The country’s election officials had already rejected appeals by Gbagbo and former rebel leader, Guillaume Soro to be allowed to compete in the presidential election to be held on October 31, in which the incumbent Alassane Ouattara is running for re-election.

President of the Independent Electoral Commission (CEI), Ibrahime Coulibaly-Kuibiert, said back in August when the revised electoral list was revealed, that anyone convicted of a crime would be struck from the list of candidates.

Four contenders in all were barred from standing in the election on those grounds.

The world’s top cocoa grower remains scarred by a brief civil war that erupted after 2010 elections, when Gbagbo, then president, refused to cede to the victor, Alassane Ouattara.

Months of ensuing violence resorted in the loss of 3,000 lives.

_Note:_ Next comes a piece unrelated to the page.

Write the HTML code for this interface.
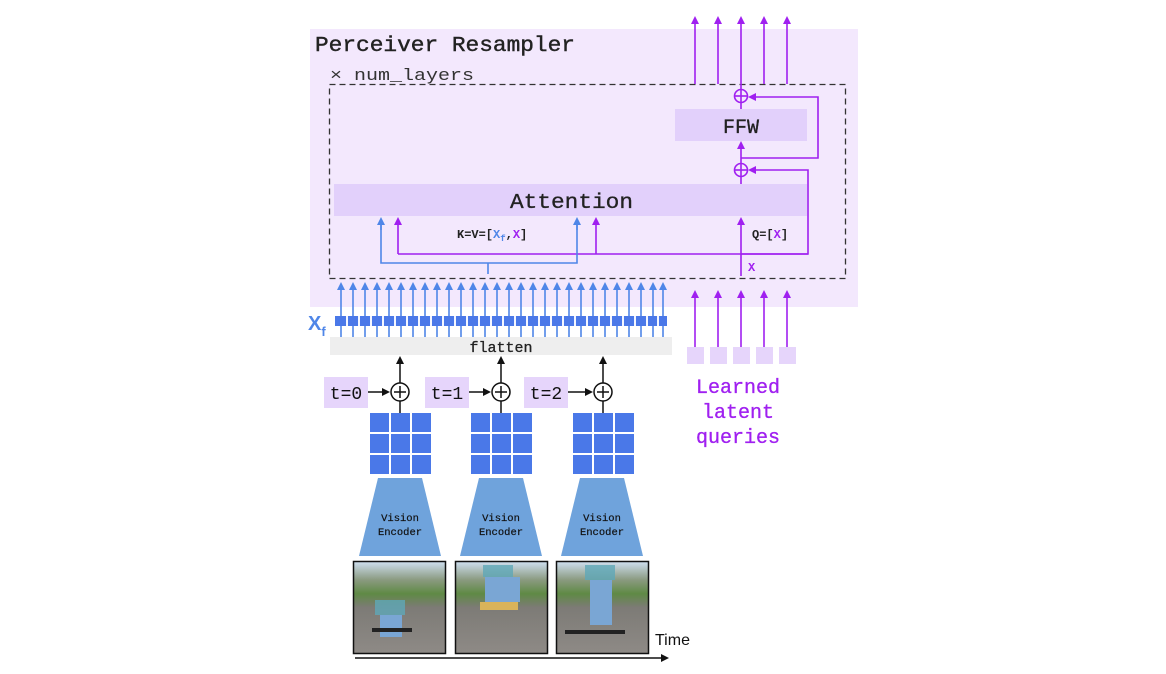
<!DOCTYPE html>
<html><head><meta charset="utf-8"><style>
html,body{margin:0;padding:0;background:#fff;}
svg{display:block;}
.m{font-family:"Liberation Mono","DejaVu Sans Mono",monospace;}
.s{font-family:"Liberation Sans","DejaVu Sans",sans-serif;}
</style></head><body>
<svg width="1166" height="674" viewBox="0 0 1166 674" xmlns="http://www.w3.org/2000/svg">
<defs>
<marker id="ap" markerWidth="8" markerHeight="8" refX="4" refY="4" orient="auto" markerUnits="userSpaceOnUse"><path d="M0,0 L8,4 L0,8 z" fill="#a020f0"/></marker>
<marker id="ab" markerWidth="8" markerHeight="8" refX="4" refY="4" orient="auto" markerUnits="userSpaceOnUse"><path d="M0,0 L8,4 L0,8 z" fill="#4f86e8"/></marker>
<marker id="ak" markerWidth="8" markerHeight="8" refX="4" refY="4" orient="auto" markerUnits="userSpaceOnUse"><path d="M0,0 L8,4 L0,8 z" fill="#111"/></marker>
<linearGradient id="ph" x1="0" y1="0" x2="0" y2="1">
<stop offset="0" stop-color="#cfdff0"/><stop offset="0.2" stop-color="#8a9a80"/><stop offset="0.35" stop-color="#5f8a45"/><stop offset="0.5" stop-color="#7d7b76"/><stop offset="1" stop-color="#8e8a86"/></linearGradient>
</defs>
<rect x="310" y="29" width="548" height="278" fill="#f3e8fd"/>
<text x="315" y="51" class="m" font-size="21" fill="#222" stroke="#222" stroke-width="0.4" textLength="260" lengthAdjust="spacingAndGlyphs">Perceiver Resampler</text>
<text x="330" y="80" class="m" font-size="17" fill="#333" textLength="144" lengthAdjust="spacingAndGlyphs">× num_layers</text>
<rect x="329.5" y="84.5" width="516" height="194" fill="none" stroke="#333" stroke-width="1.3" stroke-dasharray="6,4"/>
<rect x="675" y="109" width="132" height="32" fill="#e2d0fb"/>
<text x="741" y="133" class="m" font-size="20" text-anchor="middle" fill="#222" stroke="#222" stroke-width="0.3">FFW</text>
<rect x="334" y="184" width="473" height="32" fill="#e2d0fb"/>
<text x="510" y="208" class="m" font-size="21" fill="#222" stroke="#222" stroke-width="0.3" textLength="123" lengthAdjust="spacingAndGlyphs">Attention</text>
<g stroke="#a020f0" stroke-width="1.6" marker-end="url(#ap)">
<line x1="695" y1="84" x2="695" y2="20"/><line x1="718" y1="84" x2="718" y2="20"/>
<line x1="741" y1="90" x2="741" y2="20"/><line x1="764" y1="84" x2="764" y2="20"/><line x1="787" y1="84" x2="787" y2="20"/>
<line x1="741" y1="164" x2="741" y2="145"/>
<line x1="741" y1="276" x2="741" y2="221"/>
<line x1="398" y1="254" x2="398" y2="221"/>
<line x1="596" y1="254" x2="596" y2="221"/>
<polyline points="741,158 818,158 818,97 752,97" fill="none"/>
<polyline points="741,254 808,254 808,170 752,170" fill="none"/>
</g>
<g stroke="#a020f0" stroke-width="1.6" fill="none">
<line x1="741" y1="109" x2="741" y2="102"/>
<line x1="741" y1="184" x2="741" y2="176"/>
<line x1="398" y1="254" x2="808" y2="254"/>
<circle cx="741" cy="96" r="6.5"/><line x1="735" y1="96" x2="747" y2="96"/><line x1="741" y1="90" x2="741" y2="102"/>
<circle cx="741" cy="170" r="6.5"/><line x1="735" y1="170" x2="747" y2="170"/><line x1="741" y1="164" x2="741" y2="176"/>
</g>
<g stroke="#4f86e8" stroke-width="1.6" fill="none">
<polyline points="381,221 381,263 577,263 577,221"/>
<line x1="488" y1="263" x2="488" y2="274"/>
</g>
<g stroke="#4f86e8" stroke-width="1.6" marker-end="url(#ab)"><line x1="381" y1="230" x2="381" y2="221"/><line x1="577" y1="230" x2="577" y2="221"/></g>
<text x="457" y="238" class="m" font-size="12" font-weight="bold" fill="#222">K=V=[<tspan fill="#4f86e8">X</tspan><tspan fill="#4f86e8" font-size="9" dy="3">f</tspan><tspan dy="-3">,</tspan><tspan fill="#a020f0">X</tspan>]</text>
<text x="752" y="238" class="m" font-size="12" font-weight="bold" fill="#222">Q=[<tspan fill="#a020f0">X</tspan>]</text>
<text x="748" y="271" class="m" font-size="12" font-weight="bold" fill="#a020f0">X</text>
<g stroke="#4f86e8" stroke-width="1.6" marker-end="url(#ab)">
<line x1="341" y1="337" x2="341" y2="286"/><line x1="353" y1="337" x2="353" y2="286"/><line x1="365" y1="337" x2="365" y2="286"/><line x1="377" y1="337" x2="377" y2="286"/><line x1="389" y1="337" x2="389" y2="286"/><line x1="401" y1="337" x2="401" y2="286"/><line x1="413" y1="337" x2="413" y2="286"/><line x1="425" y1="337" x2="425" y2="286"/><line x1="437" y1="337" x2="437" y2="286"/><line x1="449" y1="337" x2="449" y2="286"/><line x1="461" y1="337" x2="461" y2="286"/><line x1="473" y1="337" x2="473" y2="286"/><line x1="485" y1="337" x2="485" y2="286"/><line x1="497" y1="337" x2="497" y2="286"/><line x1="509" y1="337" x2="509" y2="286"/><line x1="521" y1="337" x2="521" y2="286"/><line x1="533" y1="337" x2="533" y2="286"/><line x1="545" y1="337" x2="545" y2="286"/><line x1="557" y1="337" x2="557" y2="286"/><line x1="569" y1="337" x2="569" y2="286"/><line x1="581" y1="337" x2="581" y2="286"/><line x1="593" y1="337" x2="593" y2="286"/><line x1="605" y1="337" x2="605" y2="286"/><line x1="617" y1="337" x2="617" y2="286"/><line x1="629" y1="337" x2="629" y2="286"/><line x1="641" y1="337" x2="641" y2="286"/><line x1="653" y1="337" x2="653" y2="286"/><line x1="663" y1="337" x2="663" y2="286"/>
</g>
<rect x="335" y="316" width="332" height="10" fill="#4a78e8"/>
<g stroke="#f3f6ff" stroke-width="2">
<line x1="347" y1="316" x2="347" y2="326"/><line x1="359" y1="316" x2="359" y2="326"/><line x1="371" y1="316" x2="371" y2="326"/><line x1="383" y1="316" x2="383" y2="326"/><line x1="395" y1="316" x2="395" y2="326"/><line x1="407" y1="316" x2="407" y2="326"/><line x1="419" y1="316" x2="419" y2="326"/><line x1="431" y1="316" x2="431" y2="326"/><line x1="443" y1="316" x2="443" y2="326"/><line x1="455" y1="316" x2="455" y2="326"/><line x1="467" y1="316" x2="467" y2="326"/><line x1="479" y1="316" x2="479" y2="326"/><line x1="491" y1="316" x2="491" y2="326"/><line x1="503" y1="316" x2="503" y2="326"/><line x1="515" y1="316" x2="515" y2="326"/><line x1="527" y1="316" x2="527" y2="326"/><line x1="539" y1="316" x2="539" y2="326"/><line x1="551" y1="316" x2="551" y2="326"/><line x1="563" y1="316" x2="563" y2="326"/><line x1="575" y1="316" x2="575" y2="326"/><line x1="587" y1="316" x2="587" y2="326"/><line x1="599" y1="316" x2="599" y2="326"/><line x1="611" y1="316" x2="611" y2="326"/><line x1="623" y1="316" x2="623" y2="326"/><line x1="635" y1="316" x2="635" y2="326"/><line x1="647" y1="316" x2="647" y2="326"/><line x1="658" y1="316" x2="658" y2="326"/>
</g>
<text x="308" y="330" class="s" font-size="20" font-weight="bold" fill="#4f86e8">X<tspan font-size="13" dy="6">f</tspan></text>
<rect x="330" y="337" width="342" height="18" fill="#eeeeee"/>
<text x="501" y="352" class="m" font-size="15" text-anchor="middle" fill="#222" stroke="#222" stroke-width="0.3">flatten</text>
<g stroke="#a020f0" stroke-width="1.6" marker-end="url(#ap)">
<line x1="695" y1="348" x2="695" y2="294"/><line x1="718" y1="348" x2="718" y2="294"/><line x1="741" y1="348" x2="741" y2="294"/><line x1="764" y1="348" x2="764" y2="294"/><line x1="787" y1="348" x2="787" y2="294"/>
</g>
<g fill="#e6d5fb"><rect x="687" y="347" width="17" height="17"/><rect x="710" y="347" width="17" height="17"/><rect x="733" y="347" width="17" height="17"/><rect x="756" y="347" width="17" height="17"/><rect x="779" y="347" width="17" height="17"/></g>
<g class="m" font-size="20" fill="#a020f0" stroke="#a020f0" stroke-width="0.3" text-anchor="middle">
<text x="738" y="393">Learned</text><text x="738" y="418">latent</text><text x="738" y="443">queries</text></g>
<rect x="324" y="377" width="44" height="31" fill="#e6d5fb"/>
<text x="346" y="399" class="m" font-size="18" text-anchor="middle" fill="#111">t=0</text>
<rect x="425" y="377" width="44" height="31" fill="#e6d5fb"/>
<text x="447" y="399" class="m" font-size="18" text-anchor="middle" fill="#111">t=1</text>
<rect x="524" y="377" width="44" height="31" fill="#e6d5fb"/>
<text x="546" y="399" class="m" font-size="18" text-anchor="middle" fill="#111">t=2</text>
<g stroke="#111" stroke-width="1.5" fill="none">
<line x1="368" y1="392" x2="386" y2="392" marker-end="url(#ak)"/>
<line x1="469" y1="392" x2="487" y2="392" marker-end="url(#ak)"/>
<line x1="568" y1="392" x2="589" y2="392" marker-end="url(#ak)"/>
<line x1="400" y1="383" x2="400" y2="360" marker-end="url(#ak)"/>
<line x1="501" y1="383" x2="501" y2="360" marker-end="url(#ak)"/>
<line x1="603" y1="383" x2="603" y2="360" marker-end="url(#ak)"/>
<line x1="400" y1="401" x2="400" y2="413"/><line x1="501" y1="401" x2="501" y2="413"/><line x1="603" y1="401" x2="603" y2="413"/>
<circle cx="400" cy="392" r="9" fill="#fff"/><line x1="394" y1="392" x2="406" y2="392"/><line x1="400" y1="386" x2="400" y2="398"/>
<circle cx="501" cy="392" r="9" fill="#fff"/><line x1="495" y1="392" x2="507" y2="392"/><line x1="501" y1="386" x2="501" y2="398"/>
<circle cx="603" cy="392" r="9" fill="#fff"/><line x1="597" y1="392" x2="609" y2="392"/><line x1="603" y1="386" x2="603" y2="398"/>
</g>
<g fill="#4a78e8">
<rect x="370" y="413" width="19" height="19"/><rect x="391" y="413" width="19" height="19"/><rect x="412" y="413" width="19" height="19"/>
<rect x="370" y="434" width="19" height="19"/><rect x="391" y="434" width="19" height="19"/><rect x="412" y="434" width="19" height="19"/>
<rect x="370" y="455" width="19" height="19"/><rect x="391" y="455" width="19" height="19"/><rect x="412" y="455" width="19" height="19"/>
<rect x="471" y="413" width="19" height="19"/><rect x="492" y="413" width="19" height="19"/><rect x="513" y="413" width="19" height="19"/>
<rect x="471" y="434" width="19" height="19"/><rect x="492" y="434" width="19" height="19"/><rect x="513" y="434" width="19" height="19"/>
<rect x="471" y="455" width="19" height="19"/><rect x="492" y="455" width="19" height="19"/><rect x="513" y="455" width="19" height="19"/>
<rect x="573" y="413" width="19" height="19"/><rect x="594" y="413" width="19" height="19"/><rect x="615" y="413" width="19" height="19"/>
<rect x="573" y="434" width="19" height="19"/><rect x="594" y="434" width="19" height="19"/><rect x="615" y="434" width="19" height="19"/>
<rect x="573" y="455" width="19" height="19"/><rect x="594" y="455" width="19" height="19"/><rect x="615" y="455" width="19" height="19"/>
</g>
<g fill="#6fa3dc">
<polygon points="378,478 422,478 441,556 359,556"/>
<polygon points="479,478 523,478 542,556 460,556"/>
<polygon points="580,478 624,478 643,556 561,556"/>
</g>
<g class="m" font-size="10.5" fill="#111" stroke="#111" stroke-width="0.2" text-anchor="middle">
<text x="400" y="521">Vision</text><text x="400" y="535">Encoder</text>
<text x="501" y="521">Vision</text><text x="501" y="535">Encoder</text>
<text x="602" y="521">Vision</text><text x="602" y="535">Encoder</text>
</g>
<g stroke="#111" stroke-width="1.5" fill="url(#ph)">
<rect x="353.5" y="561.5" width="92" height="92"/>
<rect x="455.5" y="561.5" width="92" height="92"/>
<rect x="556.5" y="561.5" width="92" height="92"/>
</g>
<g fill="#5fa8b8" opacity="0.8"><rect x="375" y="600" width="30" height="15"/><rect x="483" y="565" width="30" height="12"/><rect x="585" y="565" width="30" height="15"/></g>
<g fill="#7aa6d4"><rect x="380" y="615" width="22" height="22"/><rect x="485" y="577" width="35" height="25"/><rect x="590" y="580" width="22" height="45"/></g>
<g fill="#222"><rect x="372" y="628" width="40" height="4"/><rect x="480" y="602" width="38" height="8" fill="#d9b35a"/><rect x="565" y="630" width="60" height="4"/></g>
<line x1="355" y1="658" x2="665" y2="658" stroke="#111" stroke-width="1.5" marker-end="url(#ak)"/>
<text x="655" y="645" class="s" font-size="16" fill="#111">Time</text>
</svg>
</body></html>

Gbagbo was freed conditionally by the International Criminal Court (ICC) after he was cleared in 2019 of crimes against humanity. The prosecution has however appealed that ruling.

But he was in November, sentenced in absentia to a 20-year term for the “looting” of the local branch of the Central Bank of the West African States (BCEAO) during the post-election crisis.

In theory at least, the former president could be jailed on his return, which makes any return to Ivory Coast a sensitive political issue three months before the presidential election.